Advice from a 2L About Admit Weekends
Posted: Mon Apr 15, 2013 4:19 pm
To all of you attending admit weekends and open houses, congrats! It is a very exciting time, and I hope you found a school that is a great fit for you. As a current 2L at a T5 law school, I just wanted to make a couple of suggestions to those of you who still have admit weekends ahead of you:
1) Please do not participate in class. We know it is really exciting to finally be seeing what it will be like when you come to law school, and to maybe be in a class about something that really interests you. We share your enthusiasm. But here's the thing: if you are sitting in on a real class, this class has almost certainly been going on for several weeks/months, and is likely based on a long reading assignment that you have not done. You therefore extremely unqualified to be answering questions about the reading, or to be participating in class discussion. We understand how exciting it is to be in a law school class, but please understand that we have to get through a certain amount of reading during each class, so when you ask a question going off on a tangent about something you once heard about a criminal law case, you are truly wasting everyone's time. The professor will not remember you (we are lucky if they know our names), so you are not winning any points with them. But the more often you pipe up in class, the more likely it is that we (the future 3Ls and 2Ls) will remember you (negatively). If you have a genuine question or even if you want to get some face time in with the professor, there is time for that after class. Something you will learn in law school is that you are probably no longer the smartest person in the room. Now is a good time to embrace that and listen to what the professor and the people who have done the reading have to say.
2) If you have legitimate questions about how we feel our experiences at this law school compares to the experience of others at other law schools, we are happy to answer them. If you want to know what went into our calculus when choosing a law school, we are happy to share that. But you are not the first person by a long shot who has had to choose between HYS/Columbia/etc, so please don't try to brag that you have been accepted to all of those places. So were we. And we (quietly) made the choice we thought was best for us, which is what you should do. These weekends are fact-finding missions during which you can assess which school is the best place for you, not a forum in which to brag to us that you have been accepted to other prestigious schools. We truly do not care.
You might be surprised about how many people remember when you behave in an obnoxious manner, particularly in law school. The people you meet in here are going to be your professional colleagues for your entire career, so it might be worth taking some time now to think about how you want to be perceived by them.

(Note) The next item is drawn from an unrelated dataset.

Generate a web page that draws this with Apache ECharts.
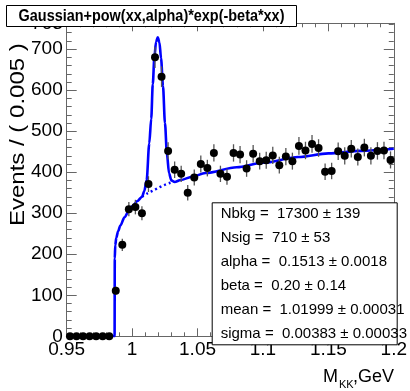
<!DOCTYPE html>
<html>
<head>
<meta charset="utf-8">
<script src="https://cdn.jsdelivr.net/npm/echarts@6/dist/echarts.min.js"></script>
<style>
  html, body { margin: 0; padding: 0; background: #fff; }
  #chart { width: 410px; height: 391px; }
</style>
</head>
<body>
<div id="chart"></div>
<script>
// binning of the data histogram
const binLo = 0.95;
const binWidth = 0.005;
// events per bin
const counts = [0, 0, 0, 0, 0, 0, 0, 111, 223, 310, 315, 300, 371, 680, 633, 452,
  406, 396, 350, 387, 420, 410, 447, 396, 389, 447, 443, 409, 445, 427, 429, 441,
  417, 438, 427, 464, 453, 469, 459, 401, 403, 451, 440, 457, 437, 460, 440, 452,
  453, 430];

// total fit curve (solid)
const fitX = [0.95, 0.9866, 0.98675, 0.9871, 0.9879, 0.9893, 0.9910, 0.9942, 0.9975,
  1.0005, 1.0040, 1.0076, 1.0093, 1.0111, 1.0131, 1.0146, 1.0158, 1.0170, 1.0183,
  1.0196, 1.0209, 1.0221, 1.0236, 1.0251, 1.0266, 1.0282, 1.0300, 1.0325, 1.0371,
  1.0459, 1.0560, 1.0800, 1.1000, 1.1270, 1.1500, 1.1750, 1.2000];
const fitY = [0, 0, 190, 222, 240, 256, 270, 290, 306,
  318, 330, 340, 354, 381, 470, 530, 615, 680, 718,
  729, 716, 678, 610, 520, 445, 398, 380, 376, 381,
  389, 398, 412, 423, 437, 446, 452, 457];

// background component (dotted) under the peak
const bkgX = [1.0076, 1.0120, 1.0160, 1.0200, 1.0240, 1.0280, 1.0325];
const bkgY = [340, 349, 355, 362, 368, 373, 377];

const xTickLabels = ['0.95', '1', '1.05', '1.1', '1.15', '1.2'];
const statLines = [
  'Nbkg =  17300 \u00b1 139',
  'Nsig =  710 \u00b1 53',
  'alpha =  0.1513 \u00b1 0.0018',
  'beta =  0.20 \u00b1 0.14',
  'mean =  1.01999 \u00b1 0.00031',
  'sigma =  0.00383 \u00b1 0.00033'
];

const points = counts.map((c, i) => [binLo + (i + 0.5) * binWidth, c, Math.sqrt(c)]);
const fitData = fitX.map((x, i) => [x, fitY[i]]);
const bkgData = bkgX.map((x, i) => [x, bkgY[i]]);

const axisColor = '#666';
const tickFont = "'Liberation Sans Narrow', 'Liberation Sans', Arial, sans-serif";

const gridL = 66.7, gridR = 13.3, gridT = 23.3, gridB = 54.7;

function xAxisCfg(pos, labels) {
  return {
    type: 'value', position: pos, min: 0.95, max: 1.2, interval: 0.05,
    axisLine: { show: true, onZero: false, lineStyle: { color: axisColor, width: 1 } },
    axisTick: { show: true, inside: true, length: 8, lineStyle: { color: axisColor } },
    minorTick: { show: true, splitNumber: 5, length: 4, lineStyle: { color: axisColor } },
    splitLine: { show: false },
    axisLabel: {
      show: labels, margin: 4, color: '#000', fontSize: 19, fontFamily: tickFont,
      formatter: v => xTickLabels[Math.round((v - 0.95) / 0.05)]
    }
  };
}
function yAxisCfg(pos, labels) {
  return {
    type: 'value', position: pos, min: 0, max: 763, interval: 100,
    axisLine: { show: true, onZero: false, lineStyle: { color: axisColor, width: 1 } },
    axisTick: { show: true, inside: true, length: 10, lineStyle: { color: axisColor } },
    minorTick: { show: true, splitNumber: 5, length: 5, lineStyle: { color: axisColor } },
    splitLine: { show: false },
    axisLabel: { show: labels, margin: 4, color: '#000', fontSize: 19, fontFamily: tickFont }
  };
}

const boxX = 211.7, boxY = 202.3, boxW = 185, boxH = 142;

const graphics = [
  // stats box
  {
    type: 'rect', z: 100,
    shape: { x: boxX + 0.5, y: boxY + 0.5, width: boxW, height: boxH },
    style: { fill: '#fff', stroke: '#000', lineWidth: 1 }
  },
  ...statLines.map((t, i) => ({
    type: 'text', z: 101, x: 220.7, y: 214 + i * 24,
    style: {
      text: t, fill: '#000', font: "15px 'Liberation Sans', Arial, sans-serif",
      textAlign: 'left', textVerticalAlign: 'middle'
    }
  })),
  // y axis title
  {
    type: 'text', z: 90, x: 18, y: 226, rotation: Math.PI / 2, scaleY: 0.86,
    style: {
      text: 'Events / ( 0.005 )', fill: '#000',
      font: "24px 'Liberation Sans', Arial, sans-serif",
      textAlign: 'left', textVerticalAlign: 'middle'
    }
  },
  // title pave
  {
    type: 'rect', z: 110,
    shape: { x: 6.5, y: 5.5, width: 290, height: 21 },
    style: { fill: '#fff', stroke: '#000', lineWidth: 1 }
  },
  {
    type: 'text', z: 111, x: 151.5, y: 16, scaleX: 0.86,
    style: {
      text: 'Gaussian+pow(xx,alpha)*exp(-beta*xx)', fill: '#000',
      font: "bold 16.8px 'Liberation Sans', Arial, sans-serif",
      textAlign: 'center', textVerticalAlign: 'middle'
    }
  },
  // x axis title M_KK,GeV
  {
    type: 'text', z: 90, x: 323, y: 386,
    style: { text: 'M', fill: '#000', font: "18px 'Liberation Sans', Arial, sans-serif",
      textAlign: 'left', textVerticalAlign: 'bottom' }
  },
  {
    type: 'text', z: 90, x: 339, y: 390,
    style: { text: 'KK', fill: '#000', font: "11px 'Liberation Sans', Arial, sans-serif",
      textAlign: 'left', textVerticalAlign: 'bottom' }
  },
  {
    type: 'text', z: 90, x: 353, y: 386,
    style: { text: ',GeV', fill: '#000', font: "18px 'Liberation Sans', Arial, sans-serif",
      textAlign: 'left', textVerticalAlign: 'bottom' }
  }
];

const chart = echarts.init(document.getElementById('chart'), null, { renderer: 'canvas' });
chart.setOption({
  animation: false,
  backgroundColor: '#fff',
  grid: { left: gridL, right: gridR, top: gridT, bottom: gridB, containLabel: false },
  xAxis: [xAxisCfg('bottom', true), xAxisCfg('top', false)],
  yAxis: [yAxisCfg('left', true), yAxisCfg('right', false)],
  graphic: graphics,
  series: [
    {
      name: 'bkg', type: 'line', data: bkgData, showSymbol: false, smooth: 0.3, z: 3,
      lineStyle: { color: '#0000ff', width: 2.5, type: [2, 3] }
    },
    {
      name: 'fit', type: 'line', data: fitData, showSymbol: false, smooth: 0.3,
      smoothMonotone: 'x', z: 4,
      lineStyle: { color: '#0000ff', width: 2.6 }
    },
    {
      name: 'errors', type: 'custom', z: 5,
      renderItem: (params, api) => {
        const x = api.value(0), y = api.value(1), e = api.value(2);
        const p1 = api.coord([x, y - e]);
        const p2 = api.coord([x, y + e]);
        return {
          type: 'line',
          shape: { x1: p1[0], y1: p1[1], x2: p2[0], y2: p2[1] },
          style: { stroke: '#555', lineWidth: 1.3 }
        };
      },
      data: points
    },
    {
      name: 'data', type: 'scatter', data: points.map(p => [p[0], p[1]]),
      symbol: 'circle', symbolSize: 8, z: 6,
      itemStyle: { color: '#000', opacity: 1 }
    }
  ]
});
</script>
</body>
</html>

1) Please do not participate in class. We know it is really exciting to finally be seeing what it will be like when you come to law school, and to maybe be in a class about something that really interests you. We share your enthusiasm. But here's the thing: if you are sitting in on a real class, this class has almost certainly been going on for several weeks/months, and is likely based on a long reading assignment that you have not done. You therefore extremely unqualified to be answering questions about the reading, or to be participating in class discussion. We understand how exciting it is to be in a law school class, but please understand that we have to get through a certain amount of reading during each class, so when you ask a question going off on a tangent about something you once heard about a criminal law case, you are truly wasting everyone's time. The professor will not remember you (we are lucky if they know our names), so you are not winning any points with them. But the more often you pipe up in class, the more likely it is that we (the future 3Ls and 2Ls) will remember you (negatively). If you have a genuine question or even if you want to get some face time in with the professor, there is time for that after class. Something you will learn in law school is that you are probably no longer the smartest person in the room. Now is a good time to embrace that and listen to what the professor and the people who have done the reading have to say.
2) If you have legitimate questions about how we feel our experiences at this law school compares to the experience of others at other law schools, we are happy to answer them. If you want to know what went into our calculus when choosing a law school, we are happy to share that. But you are not the first person by a long shot who has had to choose between HYS/Columbia/etc, so please don't try to brag that you have been accepted to all of those places. So were we. And we (quietly) made the choice we thought was best for us, which is what you should do. These weekends are fact-finding missions during which you can assess which school is the best place for you, not a forum in which to brag to us that you have been accepted to other prestigious schools. We truly do not care.
You might be surprised about how many people remember when you behave in an obnoxious manner, particularly in law school. The people you meet in here are going to be your professional colleagues for your entire career, so it might be worth taking some time now to think about how you want to be perceived by them.